# [What this task involves]
Leave out the pictures and restate the rest of the data exactly.

────────────────────

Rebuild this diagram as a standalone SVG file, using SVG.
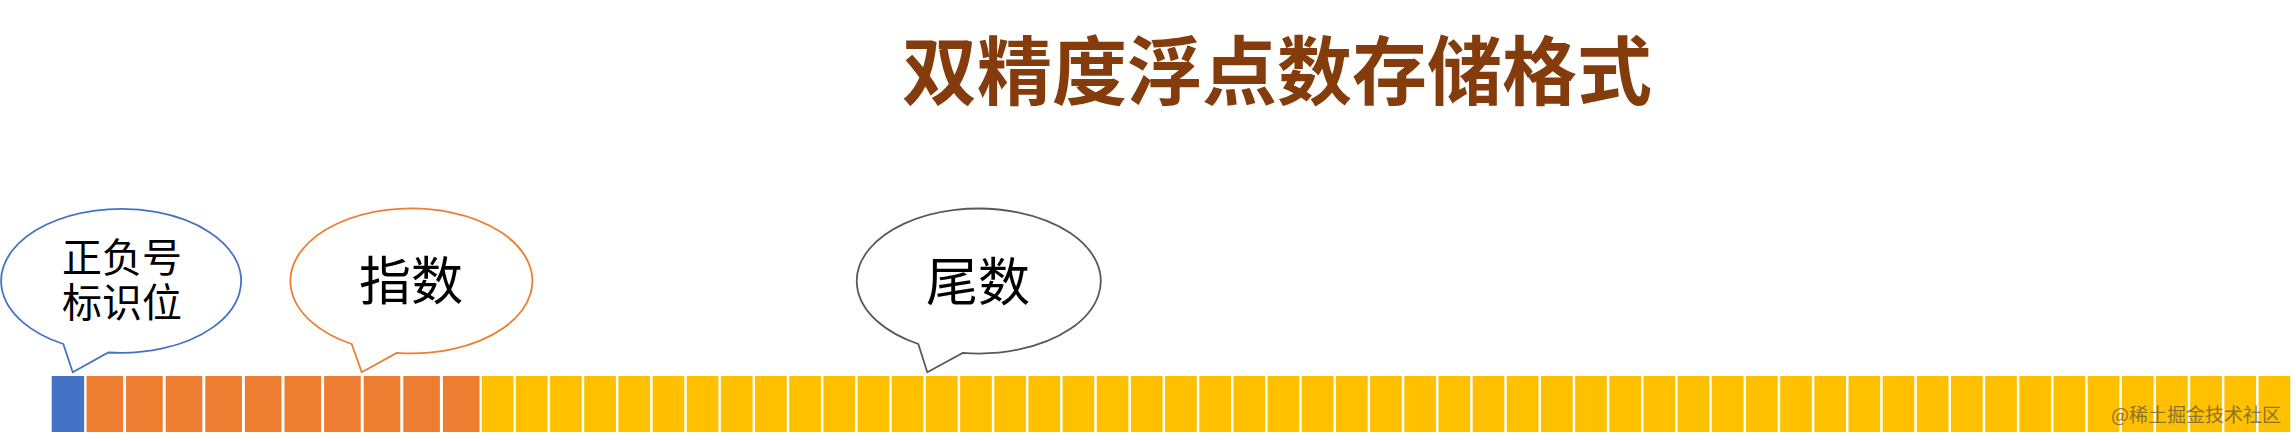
<svg xmlns="http://www.w3.org/2000/svg" width="2296" height="441" viewBox="0 0 2296 441">
<style>
text{font-family:"Noto Sans CJK SC","Noto Sans",sans-serif;}
.title{font-size:75px;font-weight:bold;fill:#843C0C;}
.lbl{fill:#000;}
.bub{fill:#fff;stroke-width:1.8;stroke-linejoin:miter;}
.s{fill:#4472C4;}
.e{fill:#ED7D31;}
.m{fill:#FFC000;}
.wm{font-size:19px;fill:#4a4a4a;opacity:0.65;}
</style>
<rect width="2296" height="441" fill="#fff"/>
<text class="title" x="1277" y="99" text-anchor="middle">双精度浮点数存储格式</text>
<g id="bubble-sign">
<path class="bub" stroke="#4472C4" d="M63.3,344 L72.7,372.3 L108.3,352.5 A120 72 0 1 0 63.3,344 Z"/>
<text class="lbl" font-size="40" text-anchor="middle"><tspan x="122" y="272">正负号</tspan><tspan x="122" y="317">标识位</tspan></text>
</g>
<g id="bubble-exponent">
<path class="bub" stroke="#ED7D31" d="M351.7,344 L361.7,372.3 L396.7,352.9 A121 72.5 0 1 0 351.7,344 Z"/>
<text class="lbl" x="411" y="300" font-size="52" text-anchor="middle">指数</text>
</g>
<g id="bubble-mantissa">
<path class="bub" stroke="#595959" d="M918.3,344 L927.3,372.3 L962.7,352.9 A122 72.5 0 1 0 918.3,344 Z"/>
<text class="lbl" x="978" y="301" font-size="52" text-anchor="middle">尾数</text>
</g>
<g id="bits">
<rect class="s" x="51.7" y="376" width="32.5" height="56"/>
<rect class="e" x="86.5" y="376" width="36.6" height="56"/>
<rect class="e" x="126.1" y="376" width="36.6" height="56"/>
<rect class="e" x="165.7" y="376" width="36.6" height="56"/>
<rect class="e" x="205.3" y="376" width="36.6" height="56"/>
<rect class="e" x="244.9" y="376" width="36.6" height="56"/>
<rect class="e" x="284.5" y="376" width="36.6" height="56"/>
<rect class="e" x="324.1" y="376" width="36.6" height="56"/>
<rect class="e" x="363.7" y="376" width="36.6" height="56"/>
<rect class="e" x="403.3" y="376" width="36.6" height="56"/>
<rect class="e" x="442.9" y="376" width="36.6" height="56"/>
<rect class="m" x="481.7" y="376" width="31.7" height="56"/>
<rect class="m" x="515.87" y="376" width="31.7" height="56"/>
<rect class="m" x="550.04" y="376" width="31.7" height="56"/>
<rect class="m" x="584.21" y="376" width="31.7" height="56"/>
<rect class="m" x="618.38" y="376" width="31.7" height="56"/>
<rect class="m" x="652.55" y="376" width="31.7" height="56"/>
<rect class="m" x="686.72" y="376" width="31.7" height="56"/>
<rect class="m" x="720.89" y="376" width="31.7" height="56"/>
<rect class="m" x="755.06" y="376" width="31.7" height="56"/>
<rect class="m" x="789.23" y="376" width="31.7" height="56"/>
<rect class="m" x="823.4" y="376" width="31.7" height="56"/>
<rect class="m" x="857.57" y="376" width="31.7" height="56"/>
<rect class="m" x="891.74" y="376" width="31.7" height="56"/>
<rect class="m" x="925.91" y="376" width="31.7" height="56"/>
<rect class="m" x="960.08" y="376" width="31.7" height="56"/>
<rect class="m" x="994.25" y="376" width="31.7" height="56"/>
<rect class="m" x="1028.42" y="376" width="31.7" height="56"/>
<rect class="m" x="1062.59" y="376" width="31.7" height="56"/>
<rect class="m" x="1096.76" y="376" width="31.7" height="56"/>
<rect class="m" x="1130.93" y="376" width="31.7" height="56"/>
<rect class="m" x="1165.1" y="376" width="31.7" height="56"/>
<rect class="m" x="1199.27" y="376" width="31.7" height="56"/>
<rect class="m" x="1233.44" y="376" width="31.7" height="56"/>
<rect class="m" x="1267.61" y="376" width="31.7" height="56"/>
<rect class="m" x="1301.78" y="376" width="31.7" height="56"/>
<rect class="m" x="1335.95" y="376" width="31.7" height="56"/>
<rect class="m" x="1370.12" y="376" width="31.7" height="56"/>
<rect class="m" x="1404.29" y="376" width="31.7" height="56"/>
<rect class="m" x="1438.46" y="376" width="31.7" height="56"/>
<rect class="m" x="1472.63" y="376" width="31.7" height="56"/>
<rect class="m" x="1506.8" y="376" width="31.7" height="56"/>
<rect class="m" x="1540.97" y="376" width="31.7" height="56"/>
<rect class="m" x="1575.14" y="376" width="31.7" height="56"/>
<rect class="m" x="1609.31" y="376" width="31.7" height="56"/>
<rect class="m" x="1643.48" y="376" width="31.7" height="56"/>
<rect class="m" x="1677.65" y="376" width="31.7" height="56"/>
<rect class="m" x="1711.82" y="376" width="31.7" height="56"/>
<rect class="m" x="1745.99" y="376" width="31.7" height="56"/>
<rect class="m" x="1780.16" y="376" width="31.7" height="56"/>
<rect class="m" x="1814.33" y="376" width="31.7" height="56"/>
<rect class="m" x="1848.5" y="376" width="31.7" height="56"/>
<rect class="m" x="1882.67" y="376" width="31.7" height="56"/>
<rect class="m" x="1916.84" y="376" width="31.7" height="56"/>
<rect class="m" x="1951.01" y="376" width="31.7" height="56"/>
<rect class="m" x="1985.18" y="376" width="31.7" height="56"/>
<rect class="m" x="2019.35" y="376" width="31.7" height="56"/>
<rect class="m" x="2053.52" y="376" width="31.7" height="56"/>
<rect class="m" x="2087.69" y="376" width="31.7" height="56"/>
<rect class="m" x="2121.86" y="376" width="31.7" height="56"/>
<rect class="m" x="2156.03" y="376" width="31.7" height="56"/>
<rect class="m" x="2190.2" y="376" width="31.7" height="56"/>
<rect class="m" x="2224.37" y="376" width="31.7" height="56"/>
<rect class="m" x="2258.54" y="376" width="31.7" height="56"/>
</g>
<text class="wm" x="2281" y="422" text-anchor="end">@稀土掘金技术社区</text>
</svg>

────────────────────

# [Task result]
Rebuild this diagram as a standalone SVG file, using SVG.
<svg xmlns="http://www.w3.org/2000/svg" width="2296" height="441" viewBox="0 0 2296 441">
<style>
text{font-family:"Noto Sans CJK SC","Noto Sans",sans-serif;}
.title{font-size:75px;font-weight:bold;fill:#843C0C;}
.lbl{fill:#000;}
.bub{fill:#fff;stroke-width:1.8;stroke-linejoin:miter;}
.s{fill:#4472C4;}
.e{fill:#ED7D31;}
.m{fill:#FFC000;}
.wm{font-size:19px;fill:#4a4a4a;opacity:0.65;}
</style>
<rect width="2296" height="441" fill="#fff"/>
<text class="title" x="1277" y="99" text-anchor="middle">双精度浮点数存储格式</text>
<g id="bubble-sign">
<path class="bub" stroke="#4472C4" d="M63.3,344 L72.7,372.3 L108.3,352.5 A120 72 0 1 0 63.3,344 Z"/>
<text class="lbl" font-size="40" text-anchor="middle"><tspan x="122" y="272">正负号</tspan><tspan x="122" y="317">标识位</tspan></text>
</g>
<g id="bubble-exponent">
<path class="bub" stroke="#ED7D31" d="M351.7,344 L361.7,372.3 L396.7,352.9 A121 72.5 0 1 0 351.7,344 Z"/>
<text class="lbl" x="411" y="300" font-size="52" text-anchor="middle">指数</text>
</g>
<g id="bubble-mantissa">
<path class="bub" stroke="#595959" d="M918.3,344 L927.3,372.3 L962.7,352.9 A122 72.5 0 1 0 918.3,344 Z"/>
<text class="lbl" x="978" y="301" font-size="52" text-anchor="middle">尾数</text>
</g>
<g id="bits">
<rect class="s" x="51.7" y="376" width="32.5" height="56"/>
<rect class="e" x="86.5" y="376" width="36.6" height="56"/>
<rect class="e" x="126.1" y="376" width="36.6" height="56"/>
<rect class="e" x="165.7" y="376" width="36.6" height="56"/>
<rect class="e" x="205.3" y="376" width="36.6" height="56"/>
<rect class="e" x="244.9" y="376" width="36.6" height="56"/>
<rect class="e" x="284.5" y="376" width="36.6" height="56"/>
<rect class="e" x="324.1" y="376" width="36.6" height="56"/>
<rect class="e" x="363.7" y="376" width="36.6" height="56"/>
<rect class="e" x="403.3" y="376" width="36.6" height="56"/>
<rect class="e" x="442.9" y="376" width="36.6" height="56"/>
<rect class="m" x="481.7" y="376" width="31.7" height="56"/>
<rect class="m" x="515.87" y="376" width="31.7" height="56"/>
<rect class="m" x="550.04" y="376" width="31.7" height="56"/>
<rect class="m" x="584.21" y="376" width="31.7" height="56"/>
<rect class="m" x="618.38" y="376" width="31.7" height="56"/>
<rect class="m" x="652.55" y="376" width="31.7" height="56"/>
<rect class="m" x="686.72" y="376" width="31.7" height="56"/>
<rect class="m" x="720.89" y="376" width="31.7" height="56"/>
<rect class="m" x="755.06" y="376" width="31.7" height="56"/>
<rect class="m" x="789.23" y="376" width="31.7" height="56"/>
<rect class="m" x="823.4" y="376" width="31.7" height="56"/>
<rect class="m" x="857.57" y="376" width="31.7" height="56"/>
<rect class="m" x="891.74" y="376" width="31.7" height="56"/>
<rect class="m" x="925.91" y="376" width="31.7" height="56"/>
<rect class="m" x="960.08" y="376" width="31.7" height="56"/>
<rect class="m" x="994.25" y="376" width="31.7" height="56"/>
<rect class="m" x="1028.42" y="376" width="31.7" height="56"/>
<rect class="m" x="1062.59" y="376" width="31.7" height="56"/>
<rect class="m" x="1096.76" y="376" width="31.7" height="56"/>
<rect class="m" x="1130.93" y="376" width="31.7" height="56"/>
<rect class="m" x="1165.1" y="376" width="31.7" height="56"/>
<rect class="m" x="1199.27" y="376" width="31.7" height="56"/>
<rect class="m" x="1233.44" y="376" width="31.7" height="56"/>
<rect class="m" x="1267.61" y="376" width="31.7" height="56"/>
<rect class="m" x="1301.78" y="376" width="31.7" height="56"/>
<rect class="m" x="1335.95" y="376" width="31.7" height="56"/>
<rect class="m" x="1370.12" y="376" width="31.7" height="56"/>
<rect class="m" x="1404.29" y="376" width="31.7" height="56"/>
<rect class="m" x="1438.46" y="376" width="31.7" height="56"/>
<rect class="m" x="1472.63" y="376" width="31.7" height="56"/>
<rect class="m" x="1506.8" y="376" width="31.7" height="56"/>
<rect class="m" x="1540.97" y="376" width="31.7" height="56"/>
<rect class="m" x="1575.14" y="376" width="31.7" height="56"/>
<rect class="m" x="1609.31" y="376" width="31.7" height="56"/>
<rect class="m" x="1643.48" y="376" width="31.7" height="56"/>
<rect class="m" x="1677.65" y="376" width="31.7" height="56"/>
<rect class="m" x="1711.82" y="376" width="31.7" height="56"/>
<rect class="m" x="1745.99" y="376" width="31.7" height="56"/>
<rect class="m" x="1780.16" y="376" width="31.7" height="56"/>
<rect class="m" x="1814.33" y="376" width="31.7" height="56"/>
<rect class="m" x="1848.5" y="376" width="31.7" height="56"/>
<rect class="m" x="1882.67" y="376" width="31.7" height="56"/>
<rect class="m" x="1916.84" y="376" width="31.7" height="56"/>
<rect class="m" x="1951.01" y="376" width="31.7" height="56"/>
<rect class="m" x="1985.18" y="376" width="31.7" height="56"/>
<rect class="m" x="2019.35" y="376" width="31.7" height="56"/>
<rect class="m" x="2053.52" y="376" width="31.7" height="56"/>
<rect class="m" x="2087.69" y="376" width="31.7" height="56"/>
<rect class="m" x="2121.86" y="376" width="31.7" height="56"/>
<rect class="m" x="2156.03" y="376" width="31.7" height="56"/>
<rect class="m" x="2190.2" y="376" width="31.7" height="56"/>
<rect class="m" x="2224.37" y="376" width="31.7" height="56"/>
<rect class="m" x="2258.54" y="376" width="31.7" height="56"/>
</g>
<text class="wm" x="2281" y="422" text-anchor="end">@稀土掘金技术社区</text>
</svg>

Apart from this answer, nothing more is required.